>> begin DATA EXTRACT

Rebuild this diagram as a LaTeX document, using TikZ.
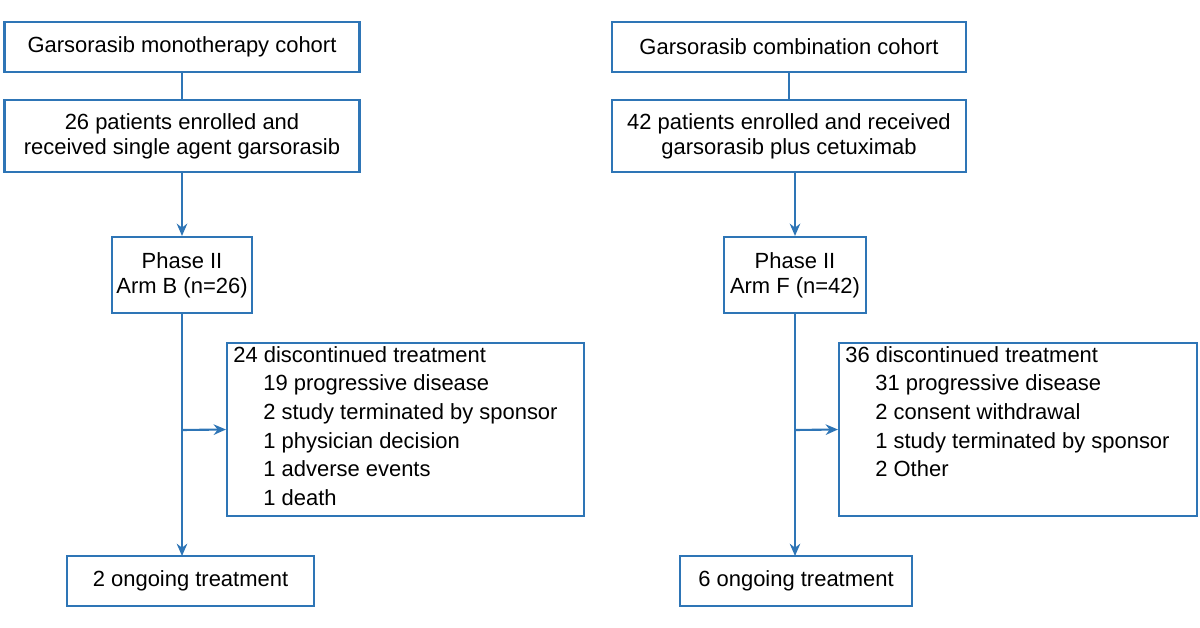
\documentclass[tikz,border=0pt]{standalone}
\usepackage{fontspec}
\setmainfont{Liberation Sans}
\usetikzlibrary{arrows.meta}
\definecolor{flowblue}{RGB}{46,117,182}
\tikzset{
  box/.style={draw=flowblue, line width=1.2pt, inner sep=0pt, font=\fontsize{12.5}{14.3}\selectfont},
  flow/.style={flowblue, line width=1.2pt},
  arr/.style={flow, -{Stealth[length=7pt,width=6pt]}},
  list/.style={inner sep=0pt, align=left, anchor=north west, font=\fontsize{12.5}{16.3}\selectfont},
}
\newcommand{\ind}{\hspace*{0.6cm}}
\begin{document}
\begin{tikzpicture}[x=0.02cm, y=-0.02cm]
\useasboundingbox (0,0) rectangle (1200,628);
% left cohort
\node[box, minimum width=355*0.02cm, minimum height=50*0.02cm] (monoTop) at (182,47) {Garsorasib monotherapy cohort};
\node[box, minimum width=355*0.02cm, minimum height=72*0.02cm, align=center] (monoEnr) at (182,136) {26 patients enrolled and\\received single agent garsorasib};
\node[box, minimum width=140*0.02cm, minimum height=76*0.02cm, align=center] (armB) at (182,275) {Phase II\\Arm B (n=26)};
\node[box, minimum width=357*0.02cm, minimum height=173*0.02cm] (discB) at (405.5,429.5) {};
\node[list] (discBtxt) at (233,346) {24 discontinued treatment\\
\ind 19 progressive disease\\ \ind 2 study terminated by sponsor\\ \ind 1 physician decision\\ \ind 1 adverse events\\ \ind 1 death};
\node[box, minimum width=247*0.02cm, minimum height=50*0.02cm] (ongoB) at (190.5,581) {2 ongoing treatment};
\draw[flow] (monoTop.south) -- (monoEnr.north);
\draw[arr] (monoEnr.south) -- (armB.north);
\draw[arr] (armB.south) -- (182,556);
\coordinate (brB) at (182,430);
\draw[arr] (brB) -- (discB.west);
% right cohort
\node[box, minimum width=354*0.02cm, minimum height=50*0.02cm] (combTop) at (789,47) {Garsorasib combination cohort};
\node[box, minimum width=354*0.02cm, minimum height=72*0.02cm, align=center] (combEnr) at (789,136) {42 patients enrolled and received\\garsorasib plus cetuximab};
\node[box, minimum width=142*0.02cm, minimum height=76*0.02cm, align=center] (armF) at (795,275) {Phase II\\Arm F (n=42)};
\node[box, minimum width=358*0.02cm, minimum height=173*0.02cm] (discF) at (1018,429.5) {};
\node[list] (discFtxt) at (845,346) {36 discontinued treatment\\
\ind 31 progressive disease\\ \ind 2 consent withdrawal\\ \ind 1 study terminated by sponsor\\ \ind 2 Other};
\node[box, minimum width=232*0.02cm, minimum height=50*0.02cm] (ongoF) at (796,581) {6 ongoing treatment};
\draw[flow] (combTop.south) -- (combEnr.north);
\draw[arr] (795,172) -- (armF.north);
\draw[arr] (armF.south) -- (795,556);
\coordinate (brF) at (795,430);
\draw[arr] (brF) -- (discF.west);
\end{tikzpicture}
\end{document}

>> end DATA EXTRACT

## EXERCISE DETAILS
Pictures are to be left out; repeat all the remaining data exactly.

## CORRECT RESPONSE
Rebuild this diagram as a LaTeX document, using TikZ.
\documentclass[tikz,border=0pt]{standalone}
\usepackage{fontspec}
\setmainfont{Liberation Sans}
\usetikzlibrary{arrows.meta}
\definecolor{flowblue}{RGB}{46,117,182}
\tikzset{
  box/.style={draw=flowblue, line width=1.2pt, inner sep=0pt, font=\fontsize{12.5}{14.3}\selectfont},
  flow/.style={flowblue, line width=1.2pt},
  arr/.style={flow, -{Stealth[length=7pt,width=6pt]}},
  list/.style={inner sep=0pt, align=left, anchor=north west, font=\fontsize{12.5}{16.3}\selectfont},
}
\newcommand{\ind}{\hspace*{0.6cm}}
\begin{document}
\begin{tikzpicture}[x=0.02cm, y=-0.02cm]
\useasboundingbox (0,0) rectangle (1200,628);
% left cohort
\node[box, minimum width=355*0.02cm, minimum height=50*0.02cm] (monoTop) at (182,47) {Garsorasib monotherapy cohort};
\node[box, minimum width=355*0.02cm, minimum height=72*0.02cm, align=center] (monoEnr) at (182,136) {26 patients enrolled and\\received single agent garsorasib};
\node[box, minimum width=140*0.02cm, minimum height=76*0.02cm, align=center] (armB) at (182,275) {Phase II\\Arm B (n=26)};
\node[box, minimum width=357*0.02cm, minimum height=173*0.02cm] (discB) at (405.5,429.5) {};
\node[list] (discBtxt) at (233,346) {24 discontinued treatment\\
\ind 19 progressive disease\\ \ind 2 study terminated by sponsor\\ \ind 1 physician decision\\ \ind 1 adverse events\\ \ind 1 death};
\node[box, minimum width=247*0.02cm, minimum height=50*0.02cm] (ongoB) at (190.5,581) {2 ongoing treatment};
\draw[flow] (monoTop.south) -- (monoEnr.north);
\draw[arr] (monoEnr.south) -- (armB.north);
\draw[arr] (armB.south) -- (182,556);
\coordinate (brB) at (182,430);
\draw[arr] (brB) -- (discB.west);
% right cohort
\node[box, minimum width=354*0.02cm, minimum height=50*0.02cm] (combTop) at (789,47) {Garsorasib combination cohort};
\node[box, minimum width=354*0.02cm, minimum height=72*0.02cm, align=center] (combEnr) at (789,136) {42 patients enrolled and received\\garsorasib plus cetuximab};
\node[box, minimum width=142*0.02cm, minimum height=76*0.02cm, align=center] (armF) at (795,275) {Phase II\\Arm F (n=42)};
\node[box, minimum width=358*0.02cm, minimum height=173*0.02cm] (discF) at (1018,429.5) {};
\node[list] (discFtxt) at (845,346) {36 discontinued treatment\\
\ind 31 progressive disease\\ \ind 2 consent withdrawal\\ \ind 1 study terminated by sponsor\\ \ind 2 Other};
\node[box, minimum width=232*0.02cm, minimum height=50*0.02cm] (ongoF) at (796,581) {6 ongoing treatment};
\draw[flow] (combTop.south) -- (combEnr.north);
\draw[arr] (795,172) -- (armF.north);
\draw[arr] (armF.south) -- (795,556);
\coordinate (brF) at (795,430);
\draw[arr] (brF) -- (discF.west);
\end{tikzpicture}
\end{document}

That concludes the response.